Use of brain organoids for the evaluation of toxicity and biodistribution of nanomedicines

Resumen

The evaluation of safety and efficacy is a crucial requirement in the development of new drugs. Traditionally, animal models, especially murine, have been the standard approach. However, growing evidence suggests that these models often fail to accurately replicate human physiology, a limitation that is particularly pronounced in the study of drugs targeting the central nervous system (CNS). This is due to significant molecular and cellular differences between the human brain and rodent models. Furthermore, animal experimentation entails high costs, requires specialized personnel, and is increasingly restricted by regulatory and funding agencies, driving the need for more predictive human-based models(García-Delgado et al., 2022).

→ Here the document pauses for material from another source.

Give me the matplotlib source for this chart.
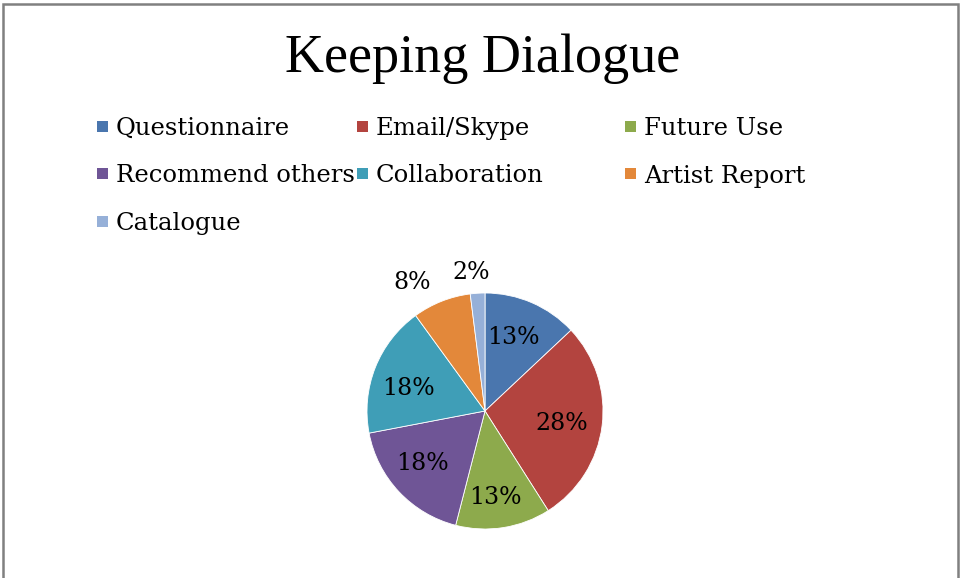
import numpy as np
import matplotlib
matplotlib.use("Agg")
from matplotlib import pyplot as plt
from matplotlib.patches import Rectangle

# Slice data (percent shown on the chart)
labels = ["Questionnaire", "Email/Skype", "Future Use", "Recommend others",
          "Collaboration", "Artist Report", "Catalogue"]
values = [13, 28, 13, 18, 18, 8, 2]
colors = ["#4A76AE", "#B3443F", "#8DAA4C", "#6F5596", "#3F9EB7", "#E3883A", "#96B0D8"]

# where each percent label sits: distance from centre (in radii) and angle shift from slice middle
lab_dist = [0.67, 0.66, 0.74, 0.69, 0.68, 1.25, 1.18]
lab_shift = [2, -2, -2, -3, 5, 8, 2]

W, H = 963, 578
fig = plt.figure(figsize=(W / 100, H / 100), dpi=100)

# gray frame round the chart (bottom edge is cut off in the original)
fig.patches.append(Rectangle((3 / W, -0.05), 955 / W, 1.05 - 4 / H, transform=fig.transFigure,
                             fill=False, edgecolor="#808080", linewidth=1.8))

fig.text(483 / W, 1 - 72 / H, "Keeping Dialogue", ha="center", va="baseline",
         fontsize=39, family="Liberation Serif", color="black")

# legend: three equal columns, filled row by row
col_x = [97, 357, 625]
for i, (lab, col) in enumerate(zip(labels, colors)):
    row, c = divmod(i, 3)
    x0 = col_x[c]
    yc = 126 + row * 47.5
    fig.patches.append(Rectangle((x0 / W, 1 - (yc + 5.5) / H), 11 / W, 11 / H,
                                 transform=fig.transFigure, facecolor=col, edgecolor="none"))
    fig.text((x0 + 19) / W, 1 - (yc + 9) / H, lab, ha="left", va="baseline",
             fontsize=17.5, family="DejaVu Serif", color="black")

# pie
cx, cy, r = 485, 411, 118
ax = fig.add_axes([(cx - r) / W, 1 - (cy + r) / H, 2 * r / W, 2 * r / H])
wedges, texts, autotexts = ax.pie(values, colors=colors, startangle=90, counterclock=False,
                                  autopct="%1.0f%%", pctdistance=0.68,
                                  wedgeprops=dict(edgecolor="white", linewidth=0.6),
                                  textprops=dict(fontsize=17, family="DejaVu Serif", color="black"))
ax.set_xlim(-1, 1)
ax.set_ylim(-1, 1)
ax.set_aspect("equal")
ax.axis("off")

# move labels like Excel's "best fit" (small slices go outside)
for w, t, d, s in zip(wedges, autotexts, lab_dist, lab_shift):
    ang = np.deg2rad((w.theta1 + w.theta2) / 2 + s)
    t.set_position((d * np.cos(ang), d * np.sin(ang)))

fig.savefig("out.png", dpi=100)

Human 2D cell cultures offer an alternative, yet they present limitations, such as the inability to replicate the three-dimensional architecture of tissues and the complex cell-cell interactions found in vivo. In contrast, 3D in vitro models, like brain organoids, have emerged as powerful tools to better simulate human brain tissue and to explore novel therapies for neurological diseases. These multicellular models, typically derived from pluripotent stem cells, mimic the structural and functional complexity of the human brain more closely than traditional 2D cultures(Lancaster et al., 2013).

Nanoparticles (NPs) represent a promising approach in both therapeutic and diagnostic fields. Functionalized NPs loaded with bioactive compounds, such as cannabinoids, have shown anti-inflammatory, antioxidant, and antinociceptive effects without psychoactive properties, offering alternative mechanisms to currently available CNS drugs (Álvarez-Fuentes et al., 2012).

This study aims to develop cerebral organoids to assess the biodistribution and toxicity of PLGA-PEG polymeric nanoparticles loaded with cannabidiol (CBD), synthesized via nanoprecipitation (NPP). The evaluation of CBD-NP behavior within the CNS, using cerebral organoids, will provide insight into their potential therapeutic application.

For biodistribution analysis, NPs were labeled with the fluorophore Nile Red for visualization under fluorescence microscopy. Immunohistochemical staining was also performed on organoid sections to evaluate the biodistributión of NPs  and assess potential cytotoxic effects.This approach aims to advance CNS drug delivery by combining cerebral organoids with nanoparticles, promoting safer and more effective therapies.